The narrative of impoverished farmers and avaricious landlords and moneylenders has been told time and time again in Hindi cinema. What makes Do Bigha Zamin such a powerful film is the pessimistic ending where Sambhu and his family look on despairingly at the image of a factory being built on the land stolen from them.  The denial of any kind of satisfying resolution to Sambhu’s poverty is a moving confirmation that social oppression is something monolithic, inevitable and hegemonic. Five decades later, Indian agriculture is still struggling against indebtedness, land-grabbing and crop failure.

 As the citizens of a country where agriculture continues to be an unreliable mainstay for millions, and where the farmer’s burden is one which he has been carrying for well over a century, Do Bigha Zamin is simply, a must-watch.



DR STRANGELOVE OR HOW I LEARNED TO STOP WORRYING AND LOVE THE BOMB (1964)


Director:
Stanley Kubrick
Producer: Stanley Kubrick, Peter George and Terry Southern; Story: Peter George (Novel)
Cast: Peter Sellers, George C. Scott. Sterling Hayden, Keenan Wynn, Slim Pickens
Awards: 4 BAFTA awards, best written American comedy award from the Writers Guild of America.

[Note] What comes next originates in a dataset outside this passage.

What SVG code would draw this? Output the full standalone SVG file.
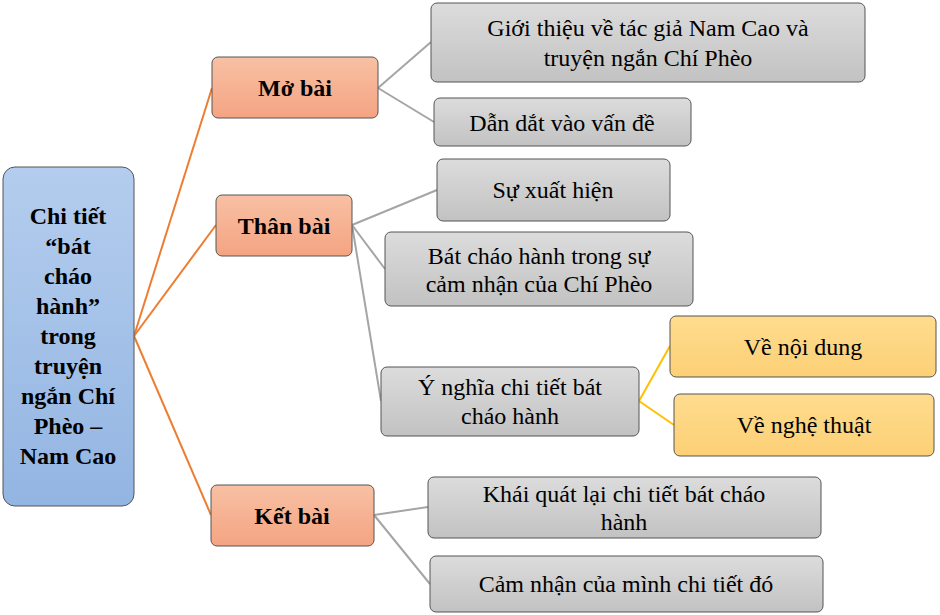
<svg xmlns="http://www.w3.org/2000/svg" width="940" height="615" viewBox="0 0 940 615">
<defs>
<linearGradient id="gb" x1="0" y1="0" x2="0" y2="1"><stop offset="0" stop-color="#b4cdee"/><stop offset="1" stop-color="#93b5e2"/></linearGradient>
<linearGradient id="go" x1="0" y1="0" x2="0" y2="1"><stop offset="0" stop-color="#f8c0a4"/><stop offset="1" stop-color="#f4a482"/></linearGradient>
<linearGradient id="gg" x1="0" y1="0" x2="0" y2="1"><stop offset="0" stop-color="#dcdcdc"/><stop offset="1" stop-color="#c2c2c2"/></linearGradient>
<linearGradient id="gy" x1="0" y1="0" x2="0" y2="1"><stop offset="0" stop-color="#ffdc8e"/><stop offset="1" stop-color="#fcd076"/></linearGradient>
</defs>
<style>
rect{stroke:#555;stroke-width:1}
.b{fill:url(#gb)}.o{fill:url(#go)}.g{fill:url(#gg)}.y{fill:url(#gy)}
text{font-family:"Liberation Serif","Times New Roman",serif;font-size:24px;text-anchor:middle;fill:#000}
.bd{font-weight:bold}
.co line{stroke-width:2}
.or{stroke:#ed7d31}.gr{stroke:#a5a5a5}.ye{stroke:#ffc000}
</style>
<g class="co">
<line class="or" x1="134" y1="336" x2="212" y2="88"/>
<line class="or" x1="134" y1="336" x2="216" y2="225"/>
<line class="or" x1="134" y1="336" x2="211" y2="515"/>
<line class="gr" x1="378" y1="88" x2="431" y2="42"/>
<line class="gr" x1="378" y1="88" x2="434" y2="122"/>
<line class="gr" x1="352" y1="225" x2="437" y2="190"/>
<line class="gr" x1="352" y1="225" x2="385" y2="269"/>
<line class="gr" x1="352" y1="225" x2="381" y2="401"/>
<line class="ye" x1="639" y1="401" x2="670" y2="346"/>
<line class="ye" x1="639" y1="401" x2="674" y2="425"/>
<line class="gr" x1="374" y1="515" x2="428" y2="507"/>
<line class="gr" x1="374" y1="515" x2="430" y2="584"/>
</g>
<g id="root"><rect class="b" x="3" y="167" width="131" height="339" rx="12"/>
<text class="bd" x="68"><tspan x="68" y="224">Chi tiết</tspan><tspan x="68" y="254">“bát</tspan><tspan x="68" y="284">cháo</tspan><tspan x="68" y="314">hành”</tspan><tspan x="68" y="344">trong</tspan><tspan x="68" y="374">truyện</tspan><tspan x="68" y="404">ngắn Chí</tspan><tspan x="68" y="434">Phèo –</tspan><tspan x="68" y="464">Nam Cao</tspan></text></g>
<g id="mobai"><rect class="o" x="212" y="57" width="166" height="61" rx="6"/><text class="bd" x="295" y="96">Mở bài</text></g>
<g id="thanbai"><rect class="o" x="216" y="195" width="136" height="61" rx="6"/><text class="bd" x="284" y="234">Thân bài</text></g>
<g id="ketbai"><rect class="o" x="211" y="485" width="163" height="61" rx="6"/><text class="bd" x="292" y="524">Kết bài</text></g>
<g id="g1"><rect class="g" x="431" y="3" width="434" height="79" rx="6"/><text x="648" y="36">Giới thiệu về tác giả Nam Cao và</text><text x="648" y="66">truyện ngắn Chí Phèo</text></g>
<g id="g2"><rect class="g" x="434" y="98" width="257" height="48" rx="6"/><text x="562" y="131">Dẫn dắt vào vấn đề</text></g>
<g id="g3"><rect class="g" x="437" y="159" width="233" height="62" rx="6"/><text x="553" y="198">Sự xuất hiện</text></g>
<g id="g4"><rect class="g" x="385" y="232" width="308" height="74" rx="6"/><text x="539" y="264">Bát cháo hành trong sự</text><text x="539" y="292">cảm nhận của Chí Phèo</text></g>
<g id="g5"><rect class="g" x="381" y="367" width="258" height="69" rx="6"/><text x="510" y="395">Ý nghĩa chi tiết bát</text><text x="510" y="424">cháo hành</text></g>
<g id="y1"><rect class="y" x="670" y="316" width="266" height="61" rx="6"/><text x="803" y="355">Về nội dung</text></g>
<g id="y2"><rect class="y" x="674" y="394" width="260" height="62" rx="6"/><text x="804" y="433">Về nghệ thuật</text></g>
<g id="g6"><rect class="g" x="428" y="477" width="393" height="61" rx="6"/><text x="624" y="502">Khái quát lại chi tiết bát cháo</text><text x="624" y="530">hành</text></g>
<g id="g7"><rect class="g" x="430" y="556" width="393" height="56" rx="6"/><text x="626" y="592">Cảm nhận của mình chi tiết đó</text></g>
</svg>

Stanley Kubrick’s Dr. Strangelove is based on a single fail-safe principle of good comedy: people who are trying to be humorous are never even as remotely funny as people trying to be serious and failing. In arguably one of the best political satires till date, Kubrick maximizes on rudimentary props, a small cast and a modest special effects to deliver a hilarious adaptation of Peter George's Cold War thriller novel Red Alert.  The story involves an unbalanced United States Air Force general Jack D. Ripper (Sterling Hayden)who orders a first strike nuclear attack on the Soviet Union. Chaos ensues and the narrative continues to the ‘war room’ at The Pentagon where the President of the United States , his advisors, the Joint Chiefs of Staff and a Royal Air Force (RAF) officer try to recall the crew of the B-52 bomber aircraft to prevent a nuclear apocalypse. When the Soviet Premier reveals that that their country has deployed a doomsday device, the President proceeds to call upon the sinister Dr. Strangelove, a former Nazi and weapons expert.

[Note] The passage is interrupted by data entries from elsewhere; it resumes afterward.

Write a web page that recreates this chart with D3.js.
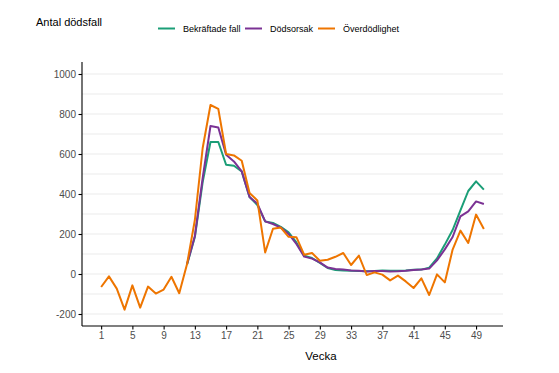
<!DOCTYPE html>
<html>
<head>
<meta charset="utf-8">
<script src="https://cdn.jsdelivr.net/npm/d3@7"></script>
<style>
  body { margin: 0; background: #fff; }
  text { font-family: "Liberation Sans", Arial, sans-serif; }
</style>
</head>
<body>
<div id="app"></div>
<script>
// veckor 1..50
const weeks = d3.range(1, 51);
const seriesNames = ['Bekräftade fall', 'Dödsorsak', 'Överdödlighet'];
const colors = ['#1b9e77', '#7b3294', '#ee7500'];

// data från vecka 12 och framåt
const bekraftade = [48, 185, 460, 660, 660, 546, 541, 513, 385, 345,
  263, 255, 236, 208, 158, 91, 80, 56, 30, 20,
  17, 16, 15, 14, 15, 17, 16, 16, 18, 21,
  22, 32, 78, 147, 220, 318, 415, 463, 422];
const dodsorsak = [50, 190, 480, 740, 733, 596, 563, 513, 385, 352,
  263, 250, 232, 200, 150, 87, 77, 58, 32, 25,
  22, 18, 16, 13, 15, 15, 13, 14, 16, 20,
  22, 27, 68, 123, 185, 288, 313, 363, 350];
// hela året
const overdodlighet = [-65, -12, -73, -178, -57, -168, -63, -98, -78, -14,
  -96, 50, 270, 630, 845, 826, 600, 593, 566, 405,
  368, 108, 226, 232, 186, 184, 96, 105, 66, 71,
  86, 105, 45, 92, -5, 8, -3, -32, -8, -37,
  -70, -22, -105, -2, -42, 122, 217, 155, 297, 225];
const startWeek = 12;

const xTicks = d3.range(1, 51, 4);
const yTicks = [-200, 0, 200, 400, 600, 800, 1000];
const yGrid = d3.range(-200, 1001, 100);

const W = 559, H = 373;
const plot = { left: 82, right: 503, top: 62, bottom: 326 };

const x = d3.scaleLinear().domain([1 - 2.45, 50 + 2.45]).range([plot.left, plot.right]);
const y = d3.scaleLinear().domain([-260, 1060]).range([plot.bottom, plot.top]);

const svg = d3.select('#app').append('svg')
  .attr('width', W).attr('height', H);

// grid
svg.append('g').selectAll('line').data(yGrid).join('line')
  .attr('x1', plot.left).attr('x2', plot.right)
  .attr('y1', d => y(d)).attr('y2', d => y(d))
  .attr('stroke', '#ebebeb').attr('stroke-width', 1);

const toPoints = (vals, start) => vals.map((v, i) => ({ w: start + i, v }));
const series = [
  toPoints(bekraftade, startWeek),
  toPoints(dodsorsak, startWeek),
  toPoints(overdodlighet, 1),
];

const line = d3.line().x(d => x(d.w)).y(d => y(d.v));

svg.append('g').selectAll('path').data(series).join('path')
  .attr('d', line)
  .attr('fill', 'none')
  .attr('stroke', (d, i) => colors[i])
  .attr('stroke-width', 2)
  .attr('stroke-linejoin', 'round');

// axes
const yAxis = g => g
  .attr('transform', `translate(${plot.left},0)`)
  .call(d3.axisLeft(y).tickValues(yTicks).tickFormat(d => String(d))
    .tickSize(3.5).tickPadding(2.5).tickSizeOuter(0))
  .call(g => g.select('.domain').attr('d', `M0,${plot.top}V${plot.bottom}`));

const xAxis = g => g
  .attr('transform', `translate(0,${plot.bottom})`)
  .call(d3.axisBottom(x).tickValues(xTicks).tickFormat(d => String(d))
    .tickSize(3.5).tickPadding(2.5).tickSizeOuter(0))
  .call(g => g.select('.domain').attr('d', `M${plot.left},0H${plot.right}`));

svg.append('g').call(yAxis);
svg.append('g').call(xAxis);

svg.selectAll('.tick text')
  .attr('fill', '#4d4d4d')
  .style('font-size', '10px')
  .style('font-family', '"Liberation Sans", Arial, sans-serif');
svg.selectAll('.domain, .tick line').attr('stroke', '#000').attr('stroke-width', 1.1);

// titles
svg.append('text')
  .attr('x', 36).attr('y', 26)
  .style('font-size', '11px')
  .attr('fill', '#000')
  .text('Antal dödsfall');

svg.append('text')
  .attr('x', 321).attr('y', 360)
  .attr('text-anchor', 'middle')
  .style('font-size', '11.5px')
  .attr('fill', '#000')
  .text('Vecka');

// legend
const legendX = [158, 245, 318];
const legend = svg.append('g').selectAll('g').data(seriesNames).join('g')
  .attr('transform', (d, i) => `translate(${legendX[i]},28.5)`);
legend.append('line')
  .attr('x1', 0).attr('x2', 17)
  .attr('stroke', (d, i) => colors[i]).attr('stroke-width', 2);
legend.append('text')
  .attr('x', 25).attr('y', 3.3)
  .style('font-size', '9px')
  .attr('fill', '#000')
  .text(d => d);
</script>
</body>
</html>
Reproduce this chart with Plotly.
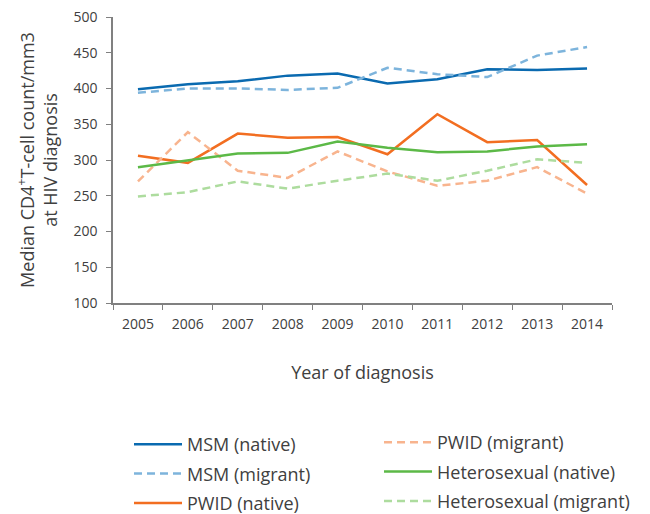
import plotly.graph_objects as go

years = ["2005", "2006", "2007", "2008", "2009", "2010", "2011", "2012", "2013", "2014"]
msm_native = [399, 406, 410, 418, 421, 407, 413, 427, 426, 428]
msm_migrant = [394, 400, 400, 398, 401, 429, 420, 416, 446, 458]
pwid_native = [306, 296, 337, 331, 332, 308, 364, 325, 328, 265]
pwid_migrant = [270, 339, 285, 275, 312, 284, 264, 271, 290, 253]
het_native = [290, 299, 309, 310, 326, 317, 311, 312, 319, 322]
het_migrant = [249, 255, 270, 260, 271, 281, 271, 285, 301, 296]

series = [
    ("MSM (native)", msm_native, "#0a6ab0", "solid", "legend"),
    ("MSM (migrant)", msm_migrant, "#7db4dc", "dash", "legend"),
    ("PWID (native)", pwid_native, "#f26e21", "solid", "legend"),
    ("PWID (migrant)", pwid_migrant, "#f8b48e", "dash", "legend2"),
    ("Heterosexual (native)", het_native, "#5cb947", "solid", "legend2"),
    ("Heterosexual (migrant)", het_migrant, "#addc9e", "dash", "legend2"),
]

fig = go.Figure()
for name, vals, color, dash, leg in series:
    fig.add_trace(go.Scatter(
        x=years, y=vals, name=name, mode="lines", legendgroup=name,
        line=dict(color=color, width=2.5, dash="8px,5px" if dash == "dash" else "solid"),
        legend=leg,
    ))

font_family = "'Open Sans', Lato, sans-serif"
legend_common = dict(
    orientation="v", bgcolor="rgba(0,0,0,0)",
    font=dict(size=18, color="#404040", family=font_family),
    xanchor="left", yanchor="bottom", tracegroupgap=3, itemwidth=48,
)

W, H = 650, 514
OFF = 8  # page body offset
TOP = 17 - OFF
PH = H - TOP
fig.update_layout(
    width=W, height=H,
    margin=dict(l=0, r=0, t=TOP, b=0),
    plot_bgcolor="white", paper_bgcolor="white",
    font=dict(family=font_family, color="#404040"),
    showlegend=True,
    legend=dict(x=(137 - OFF - 8) / W, y=0.0, **legend_common),
    legend2=dict(x=(387 - OFF - 8) / W, y=0.004, **legend_common),
    xaxis=dict(
        type="category", range=[-0.5, 9.5], automargin=False,
        domain=[(113 - OFF) / W, (612 - OFF) / W],
        tickson="boundaries", ticks="outside", ticklen=5, tickcolor="#808080",
        showline=True, linecolor="#808080", linewidth=1.5, ticklabelstandoff=7,
        showgrid=False, tickfont=dict(size=14, color="#404040"),
        title=dict(text="Year of diagnosis", font=dict(size=18, color="#404040"), standoff=35),
    ),
    yaxis=dict(
        range=[100, 500], dtick=50, ticks="outside", ticklen=5, tickcolor="#808080",
        showline=True, linecolor="#808080", linewidth=1.5, automargin=False,
        domain=[(H - (303 - OFF)) / PH, 1], ticklabelstandoff=6,
        ticklabeloverflow="allow",
        showgrid=False, zeroline=False, tickfont=dict(size=14, color="#404040"),
        title=dict(text="Median CD4<sup>+</sup>T-cell count/mm3<br>at HIV diagnosis",
                   font=dict(size=18, color="#404040"), standoff=11),
    ),
)

fig.write_html("out.html")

Dr Strangelove is marked by excellent comic performances, which is just as well because there is so little in the film apart from faces, gestures and words. George C. Scott’s facial gymnastics make him surprisingly convincing as the over-the-top and patriotic General Buck Turgidson. Peter Sellers effortlessly portrays three distinct characters in the film, that of RAF Group Captain Lionel Mandrake, ineffective President Merkin Muffley as well as the titular role. And it is Dr. Strangelove that truly stays behind with the audience, with his weird accent and gloved hand that seems to be a deadly weapon on its own, often springing into Nazi salutes and trying to strangle Strangelove to death.
It is not, however, just the comic elements of the film that make it a must-watch. The film takes potshots at numerous Cold War attitudes- especially that of mutual assured destructionDr. Strangelove humorously but effectively pulled the rug out from under the Cold War by arguing that if a “nuclear deterrent'' destroys all life on Earth, it is hard to say exactly what was being deterred.